Все это было совершенно не похоже на привычную жизнь в деревенской общине. Чтобы определить уровень их интеллектуальных способностей, женщин заставляли проходить тесты, в которых использовались маркеры среднеклассовой жизни. Им задавали вопросы о налогообложении, национальных праздниках и армии. Психиатр, обследовавший женщин, заключил, что все убийства были так или иначе связаны с сексом: убийцы были либо фригидными, либо распущенными, а их якобы извращенные сексуальные желания «проистекали из деревенских мистерий и неадекватного образа жизни, искалечившего психику обвиняемых и спровоцировавшего непредсказуемость их поведения».
Две женщины, униженные и растерянные, привязали косынки к решеткам тюремных окон и повесились. Пресса сочла этот жест за признание вины.
Нигилизм
Жительницы Надьрева никогда не думали, что до этого дойдет.
Да, конечно, они убивали людей, но многие даже не считали содеянное убийством. С их точки зрения, убийство подразумевало кровь, сопротивление, физическую силу. Они же просто усыпляли людей. «Мы не убийцы, – заявили они в суде. – Мы не резали и не топили мужей. Они просто умерли от яда. Для них это была легкая смерть. Не было никакого убийства».
Возможно, эти женщины считали отравление «легкой смертью», поскольку их чувствительность к умиранию притупилась. Они своими глазами видели, сколь тяжелой бывает жизнь. Они видели, как люди уходили на войну, а затем возвращались физически и психически искалеченными; как не хватало еды; как дети умирали как мухи, вне зависимости от того, хотели их убить или нет. (В 1930-х годах почти треть всех крестьянских детей в Венгрии погибала, не достигнув школьного возраста.) Возможно, они убеждали себя, будто просто ускоряют естественный ход развития событий, в результате которого в любом случае лишились бы раненых мужей, враждебно настроенных родственников и горланящих детей.
В газете «Пешти Напло» обсуждалось «странное сочетание причин», приведшее к столь фамильярным отношениям со смертью и готовности ее причинить. «Да, это деньги; да, это алчное желание заполучить участок земли; да, это любовь и ненависть, – утверждалось в статье. – Но был в этом замешан и культурный нигилизм, жизнь наравне с животными, примитивность душ».
Культурный нигилизм? Определенно да. А что насчет жизни наравне с животными? Или примитивности душ?

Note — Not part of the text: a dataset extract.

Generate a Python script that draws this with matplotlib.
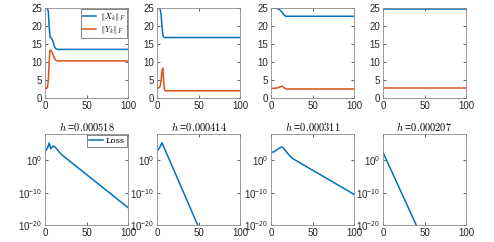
import numpy as np
import matplotlib.pyplot as plt

plt.rcParams['font.family'] = 'Liberation Sans'
plt.rcParams['mathtext.fontset'] = 'cm'

blue = (0.0, 0.447, 0.741)
orange = (0.85, 0.325, 0.098)
grey = '#8c8c8c'

# top row: norms of X_k and Y_k
x_top = [
    [0, 2, 3, 4, 5, 6, 7, 8, 9, 10, 11, 12, 13, 14, 15, 20, 100],
    [0, 2, 3, 4, 5, 6, 7, 8, 9, 10, 15, 100],
    [0, 4, 8, 10, 12, 14, 16, 18, 20, 30, 100],
    [0, 100],
]
X_norm = [
    [25, 25, 24.8, 24, 20, 17, 16.8, 16.5, 16, 15.5, 14.5, 14, 13.7, 13.6, 13.5, 13.5, 13.5],
    [25, 25, 24.9, 24.5, 23, 20, 17.5, 17, 16.8, 16.8, 16.8, 16.8],
    [25, 25, 24.8, 24.6, 24.2, 23.6, 23, 22.7, 22.7, 22.7, 22.7],
    [24.8, 24.8],
]
x_top_y = [
    [0, 2, 3, 4, 5, 6, 7, 8, 9, 10, 11, 12, 13, 14, 15, 20, 100],
    [0, 2, 3, 4, 5, 6, 7, 8, 9, 10, 15, 100],
    [0, 4, 8, 10, 12, 13, 14, 16, 18, 20, 100],
    [0, 100],
]
Y_norm = [
    [2.7, 2.7, 3, 5, 10, 13.2, 13.3, 13, 12.5, 11.8, 11.2, 10.8, 10.5, 10.4, 10.3, 10.3, 10.3],
    [2.7, 2.8, 3, 3.5, 5, 7.5, 8.3, 5, 2.3, 2.0, 2.0, 2.0],
    [2.7, 2.7, 2.8, 3.0, 3.2, 3.3, 3.2, 2.8, 2.5, 2.5, 2.5],
    [2.7, 2.7],
]

# bottom row: loss (log10 of values at key iterations)
h_vals = ['0.000518', '0.000414', '0.000311', '0.000207']
loss_x = [
    [0, 3, 5, 7, 8, 10, 12, 15, 20, 100],
    [0, 3, 6, 49],
    [0, 3, 6, 10, 13, 15, 18, 22, 26, 100],
    [0, 40],
]
loss_log = [
    [2.8, 3.8, 5.4, 3.6, 4.0, 4.5, 4.2, 3.3, 1.8, -14.6],
    [3.0, 3.8, 5.5, -20],
    [2.6, 2.6, 3.1, 3.8, 4.2, 3.9, 2.8, 1.6, 0.6, -10.5],
    [2.5, -20],
]

fig = plt.figure(figsize=(4.94, 2.42), dpi=100)
W, H = 494, 242
lefts = [45, 157, 271, 383]
aw = 83


def style(ax):
    for s in ax.spines.values():
        s.set_color(grey)
        s.set_linewidth(0.6)
    ax.tick_params(direction='in', length=2, width=0.5, colors='#262626',
                   labelsize=7, top=True, right=True, pad=2)
    ax.tick_params(which='minor', length=0)


for i in range(4):
    ax = fig.add_axes([lefts[i] / W, 1 - 98 / H, aw / W, 90 / H])
    ax.plot(x_top[i], X_norm[i], color=blue, lw=1.1, label=r'$\|X_k\|_F$')
    ax.plot(x_top_y[i], Y_norm[i], color=orange, lw=1.1, label=r'$\|Y_k\|_F$')
    ax.set_xlim(0, 100)
    ax.set_ylim(0, 25)
    ax.set_xticks([0, 50, 100])
    ax.set_yticks([0, 5, 10, 15, 20, 25])
    style(ax)
    if i == 0:
        leg = ax.legend(loc='upper right', fontsize=6, handlelength=1.6,
                        handletextpad=0.4, borderpad=0.25, labelspacing=0.1,
                        fancybox=False, edgecolor='#555555', framealpha=1,
                        borderaxespad=0.1)
        leg.get_frame().set_linewidth(0.5)

    ax2 = fig.add_axes([lefts[i] / W, 1 - 225 / H, aw / W, 91 / H])
    ax2.semilogy(loss_x[i], 10.0 ** np.array(loss_log[i]), color=blue, lw=1.1,
                 label='Loss')
    ax2.set_xlim(0, 100)
    ax2.set_ylim(1e-20, 10 ** 8.2)
    ax2.set_xticks([0, 50, 100])
    ax2.set_yticks([1e-20, 1e-10, 1e0])
    ax2.set_title(r'$h$ =' + r'$\mathrm{' + h_vals[i] + '}$', fontsize=7.5, pad=2)
    style(ax2)
    if i == 0:
        leg2 = ax2.legend(loc='upper right', handlelength=1.6,
                          handletextpad=0.4, borderpad=0.25, fancybox=False,
                          edgecolor='#555555', framealpha=1, borderaxespad=0.1,
                          prop={'family': 'serif', 'size': 6})
        leg2.get_frame().set_linewidth(0.5)

fig.savefig('out.png', dpi=100)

Эти убийства порождены самыми что ни на есть человеческими эмоциями – конечно, неприятными, уродливыми и все равно человеческими, вроде отчаяния, похоти, гнева, раздражения.
Женщины убивали, чтобы снизить степень отчаяния и добиться для себя лучшей участи. В одних случаях для этого нужно было что-то получить (деньги, землю, нового любовника), в других – от чего-то избавиться (мужа, сына, родителя). «Если их мужчины были жестоки, – говорилось в «Нью-Йорк Таймс», – эти женщины, судя по всему, отличаются стойкостью и живостью своих страстей. Средний возраст тех, кто уже пошел под суд, выше 55 лет, однако похоть сыграла даже более важную роль в их преступлениях, чем жадность». Данный заключительный пассаж не совсем соответствовал действительности, зато отлично подогревал интерес к чтению газеты.
Тот факт, что женщины столь явно – столь по-человечески – хотели для себя лучшей жизни, был попросту неприятен куда более преуспевающим в жизни наблюдателям. Последние убеждали себя в том, что женщины Надьрева просто были… старомодны. Иными словами, в их-то кругах все вполне способны отличить добро от зла, но подобные взгляды еще не успели добраться до Надьрева. В действительности же обстановка в Надьреве была не чем иным, как побочным продуктом окружающего мира, – и сторона защиты довольно быстро ухватилась за эту истину. Она не оправдывала убийц. Однако и зверей из этих женщин не делала.
Похоронный плач
К концу года были допрошены сотни людей, вскрыто более пятидесяти могил, в сорока эксгумированных телах обнаружили мышьяк, а власти готовы были предъявить обвинения тридцати четырем женщинам и одному мужчине. Взбешенная публика наводнила зал суда, надеясь взглянуть на этих маньяков, а если им особенно не нравился кто-то из подсудимых, начинали свистеть, улюлюкать и с громкими воплями требовать вынесения самых суровых приговоров.
Учитывая столь страшную ненависть, в лучших интересах надьревских женщин было бы предстать в образе скромных, простых и добродетельных бабушек. Их единственный шанс на помилование – создать образ добрых деревенских жительниц, которые либо были ни в чем не повинны, либо действовали в порядке самозащиты.
Но судебный процесс расколол сестринство отравительниц на части. Обвиняемые давали показания друг против друга; друзья и родственники покойных мужчин давали показания против обвиняемых; некоторые из жителей деревни даже обличали членов собственной семьи.